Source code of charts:
• • • • •
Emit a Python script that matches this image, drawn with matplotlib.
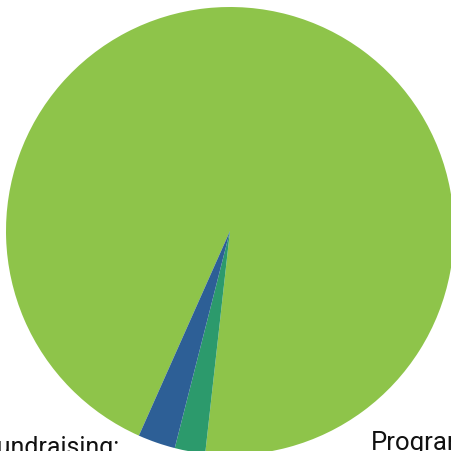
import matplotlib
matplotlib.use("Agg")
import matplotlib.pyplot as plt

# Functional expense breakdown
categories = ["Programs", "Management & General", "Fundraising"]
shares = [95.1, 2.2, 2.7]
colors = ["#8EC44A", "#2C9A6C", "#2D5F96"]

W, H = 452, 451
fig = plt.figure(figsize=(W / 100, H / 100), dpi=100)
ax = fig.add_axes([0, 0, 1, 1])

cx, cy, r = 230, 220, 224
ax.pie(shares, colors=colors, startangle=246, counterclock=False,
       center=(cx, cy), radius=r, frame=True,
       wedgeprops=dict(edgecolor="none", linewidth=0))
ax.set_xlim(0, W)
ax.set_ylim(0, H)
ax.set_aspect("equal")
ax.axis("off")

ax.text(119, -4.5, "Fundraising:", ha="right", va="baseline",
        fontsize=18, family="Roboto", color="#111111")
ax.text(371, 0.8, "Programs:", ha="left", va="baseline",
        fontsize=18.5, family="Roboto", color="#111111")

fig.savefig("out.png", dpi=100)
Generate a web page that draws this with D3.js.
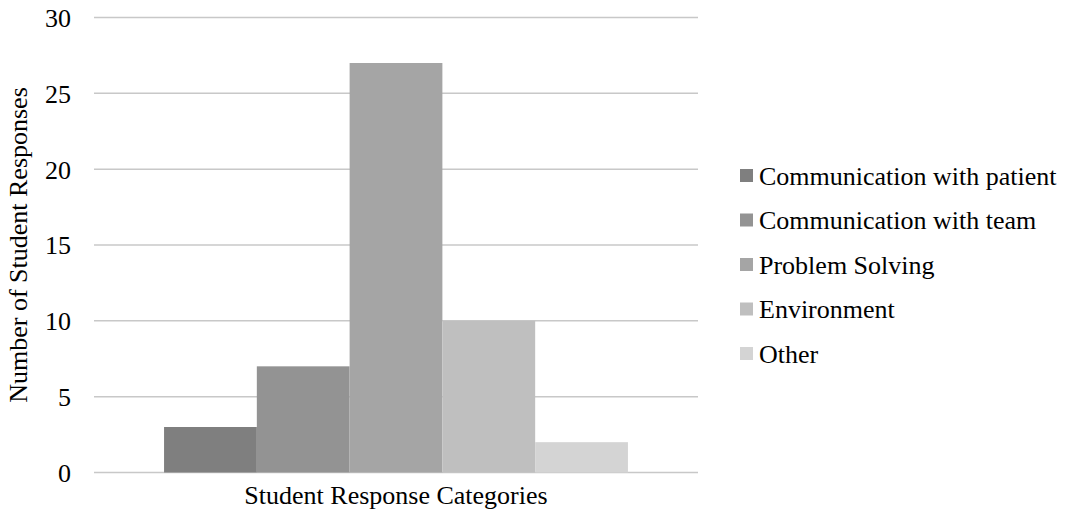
• • • • •
Requirement: Pictures don't belong in the copy. Restate all the entries exactly.

Result:
Emit a Python script that matches this image, drawn with matplotlib.
import matplotlib
matplotlib.use("Agg")
import matplotlib.pyplot as plt

# Functional expense breakdown
categories = ["Programs", "Management & General", "Fundraising"]
shares = [95.1, 2.2, 2.7]
colors = ["#8EC44A", "#2C9A6C", "#2D5F96"]

W, H = 452, 451
fig = plt.figure(figsize=(W / 100, H / 100), dpi=100)
ax = fig.add_axes([0, 0, 1, 1])

cx, cy, r = 230, 220, 224
ax.pie(shares, colors=colors, startangle=246, counterclock=False,
       center=(cx, cy), radius=r, frame=True,
       wedgeprops=dict(edgecolor="none", linewidth=0))
ax.set_xlim(0, W)
ax.set_ylim(0, H)
ax.set_aspect("equal")
ax.axis("off")

ax.text(119, -4.5, "Fundraising:", ha="right", va="baseline",
        fontsize=18, family="Roboto", color="#111111")
ax.text(371, 0.8, "Programs:", ha="left", va="baseline",
        fontsize=18.5, family="Roboto", color="#111111")

fig.savefig("out.png", dpi=100)
Generate a web page that draws this with D3.js.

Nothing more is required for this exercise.